- Source excerpt:
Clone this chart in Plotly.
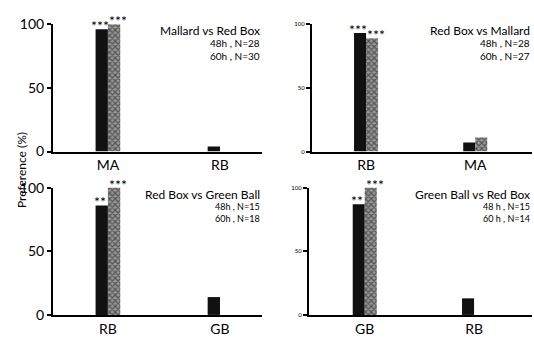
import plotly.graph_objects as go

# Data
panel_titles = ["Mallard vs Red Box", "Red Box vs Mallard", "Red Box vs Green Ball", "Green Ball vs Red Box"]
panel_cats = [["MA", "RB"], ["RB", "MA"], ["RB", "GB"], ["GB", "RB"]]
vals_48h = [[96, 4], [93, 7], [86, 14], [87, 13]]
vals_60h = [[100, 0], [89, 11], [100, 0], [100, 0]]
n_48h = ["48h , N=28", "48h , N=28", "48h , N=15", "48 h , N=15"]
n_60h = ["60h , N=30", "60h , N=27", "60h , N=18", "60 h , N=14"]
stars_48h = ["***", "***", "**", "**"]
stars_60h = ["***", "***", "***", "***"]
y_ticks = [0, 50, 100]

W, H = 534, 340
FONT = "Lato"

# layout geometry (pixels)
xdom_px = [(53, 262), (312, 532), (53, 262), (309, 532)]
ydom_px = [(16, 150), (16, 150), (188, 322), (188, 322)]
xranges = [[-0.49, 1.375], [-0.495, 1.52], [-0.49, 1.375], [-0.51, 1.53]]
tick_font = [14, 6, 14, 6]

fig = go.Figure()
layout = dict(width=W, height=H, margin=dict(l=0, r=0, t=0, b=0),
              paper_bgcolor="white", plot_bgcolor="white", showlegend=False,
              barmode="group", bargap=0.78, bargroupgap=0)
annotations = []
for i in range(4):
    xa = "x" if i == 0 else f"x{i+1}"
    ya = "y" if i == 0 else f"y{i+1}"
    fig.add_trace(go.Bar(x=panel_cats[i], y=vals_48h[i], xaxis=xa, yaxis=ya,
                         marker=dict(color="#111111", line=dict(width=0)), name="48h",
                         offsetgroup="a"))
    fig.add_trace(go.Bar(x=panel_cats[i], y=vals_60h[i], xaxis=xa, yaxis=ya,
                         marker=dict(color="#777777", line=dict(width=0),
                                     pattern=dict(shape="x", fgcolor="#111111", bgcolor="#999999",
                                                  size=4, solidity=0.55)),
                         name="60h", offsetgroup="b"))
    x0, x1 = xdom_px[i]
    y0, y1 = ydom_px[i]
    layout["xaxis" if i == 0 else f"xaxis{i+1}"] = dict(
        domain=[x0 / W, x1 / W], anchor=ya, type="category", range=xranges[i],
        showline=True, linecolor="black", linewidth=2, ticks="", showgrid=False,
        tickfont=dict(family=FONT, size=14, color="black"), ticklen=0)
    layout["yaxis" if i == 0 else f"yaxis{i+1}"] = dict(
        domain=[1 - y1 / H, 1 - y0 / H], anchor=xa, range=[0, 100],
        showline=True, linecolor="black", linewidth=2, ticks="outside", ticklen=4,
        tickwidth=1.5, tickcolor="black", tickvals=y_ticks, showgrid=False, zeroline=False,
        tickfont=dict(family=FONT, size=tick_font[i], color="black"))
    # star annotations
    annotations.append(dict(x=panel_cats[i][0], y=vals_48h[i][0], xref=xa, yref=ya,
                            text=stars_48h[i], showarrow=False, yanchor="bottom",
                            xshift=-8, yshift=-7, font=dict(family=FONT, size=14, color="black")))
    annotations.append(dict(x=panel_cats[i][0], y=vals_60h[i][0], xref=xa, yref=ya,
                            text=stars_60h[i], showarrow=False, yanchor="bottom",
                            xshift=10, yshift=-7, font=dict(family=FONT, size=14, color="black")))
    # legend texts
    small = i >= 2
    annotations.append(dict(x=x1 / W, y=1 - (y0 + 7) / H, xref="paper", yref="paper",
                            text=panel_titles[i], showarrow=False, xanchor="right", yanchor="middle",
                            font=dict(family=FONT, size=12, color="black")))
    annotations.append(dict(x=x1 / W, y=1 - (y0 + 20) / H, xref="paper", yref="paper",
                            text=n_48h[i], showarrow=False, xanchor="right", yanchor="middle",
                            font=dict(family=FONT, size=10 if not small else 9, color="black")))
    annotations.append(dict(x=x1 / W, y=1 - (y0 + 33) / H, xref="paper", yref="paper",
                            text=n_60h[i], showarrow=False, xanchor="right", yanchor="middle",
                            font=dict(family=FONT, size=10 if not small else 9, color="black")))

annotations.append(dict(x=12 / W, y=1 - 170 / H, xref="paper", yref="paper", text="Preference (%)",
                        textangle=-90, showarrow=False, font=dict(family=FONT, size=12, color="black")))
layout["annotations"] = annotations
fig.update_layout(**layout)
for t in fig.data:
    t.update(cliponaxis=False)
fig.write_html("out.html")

- The exercise:
Without including any pictures, reproduce the listing exactly.

- Response to the task:
Clone this chart in Plotly.
import plotly.graph_objects as go

# Data
panel_titles = ["Mallard vs Red Box", "Red Box vs Mallard", "Red Box vs Green Ball", "Green Ball vs Red Box"]
panel_cats = [["MA", "RB"], ["RB", "MA"], ["RB", "GB"], ["GB", "RB"]]
vals_48h = [[96, 4], [93, 7], [86, 14], [87, 13]]
vals_60h = [[100, 0], [89, 11], [100, 0], [100, 0]]
n_48h = ["48h , N=28", "48h , N=28", "48h , N=15", "48 h , N=15"]
n_60h = ["60h , N=30", "60h , N=27", "60h , N=18", "60 h , N=14"]
stars_48h = ["***", "***", "**", "**"]
stars_60h = ["***", "***", "***", "***"]
y_ticks = [0, 50, 100]

W, H = 534, 340
FONT = "Lato"

# layout geometry (pixels)
xdom_px = [(53, 262), (312, 532), (53, 262), (309, 532)]
ydom_px = [(16, 150), (16, 150), (188, 322), (188, 322)]
xranges = [[-0.49, 1.375], [-0.495, 1.52], [-0.49, 1.375], [-0.51, 1.53]]
tick_font = [14, 6, 14, 6]

fig = go.Figure()
layout = dict(width=W, height=H, margin=dict(l=0, r=0, t=0, b=0),
              paper_bgcolor="white", plot_bgcolor="white", showlegend=False,
              barmode="group", bargap=0.78, bargroupgap=0)
annotations = []
for i in range(4):
    xa = "x" if i == 0 else f"x{i+1}"
    ya = "y" if i == 0 else f"y{i+1}"
    fig.add_trace(go.Bar(x=panel_cats[i], y=vals_48h[i], xaxis=xa, yaxis=ya,
                         marker=dict(color="#111111", line=dict(width=0)), name="48h",
                         offsetgroup="a"))
    fig.add_trace(go.Bar(x=panel_cats[i], y=vals_60h[i], xaxis=xa, yaxis=ya,
                         marker=dict(color="#777777", line=dict(width=0),
                                     pattern=dict(shape="x", fgcolor="#111111", bgcolor="#999999",
                                                  size=4, solidity=0.55)),
                         name="60h", offsetgroup="b"))
    x0, x1 = xdom_px[i]
    y0, y1 = ydom_px[i]
    layout["xaxis" if i == 0 else f"xaxis{i+1}"] = dict(
        domain=[x0 / W, x1 / W], anchor=ya, type="category", range=xranges[i],
        showline=True, linecolor="black", linewidth=2, ticks="", showgrid=False,
        tickfont=dict(family=FONT, size=14, color="black"), ticklen=0)
    layout["yaxis" if i == 0 else f"yaxis{i+1}"] = dict(
        domain=[1 - y1 / H, 1 - y0 / H], anchor=xa, range=[0, 100],
        showline=True, linecolor="black", linewidth=2, ticks="outside", ticklen=4,
        tickwidth=1.5, tickcolor="black", tickvals=y_ticks, showgrid=False, zeroline=False,
        tickfont=dict(family=FONT, size=tick_font[i], color="black"))
    # star annotations
    annotations.append(dict(x=panel_cats[i][0], y=vals_48h[i][0], xref=xa, yref=ya,
                            text=stars_48h[i], showarrow=False, yanchor="bottom",
                            xshift=-8, yshift=-7, font=dict(family=FONT, size=14, color="black")))
    annotations.append(dict(x=panel_cats[i][0], y=vals_60h[i][0], xref=xa, yref=ya,
                            text=stars_60h[i], showarrow=False, yanchor="bottom",
                            xshift=10, yshift=-7, font=dict(family=FONT, size=14, color="black")))
    # legend texts
    small = i >= 2
    annotations.append(dict(x=x1 / W, y=1 - (y0 + 7) / H, xref="paper", yref="paper",
                            text=panel_titles[i], showarrow=False, xanchor="right", yanchor="middle",
                            font=dict(family=FONT, size=12, color="black")))
    annotations.append(dict(x=x1 / W, y=1 - (y0 + 20) / H, xref="paper", yref="paper",
                            text=n_48h[i], showarrow=False, xanchor="right", yanchor="middle",
                            font=dict(family=FONT, size=10 if not small else 9, color="black")))
    annotations.append(dict(x=x1 / W, y=1 - (y0 + 33) / H, xref="paper", yref="paper",
                            text=n_60h[i], showarrow=False, xanchor="right", yanchor="middle",
                            font=dict(family=FONT, size=10 if not small else 9, color="black")))

annotations.append(dict(x=12 / W, y=1 - 170 / H, xref="paper", yref="paper", text="Preference (%)",
                        textangle=-90, showarrow=False, font=dict(family=FONT, size=12, color="black")))
layout["annotations"] = annotations
fig.update_layout(**layout)
for t in fig.data:
    t.update(cliponaxis=False)
fig.write_html("out.html")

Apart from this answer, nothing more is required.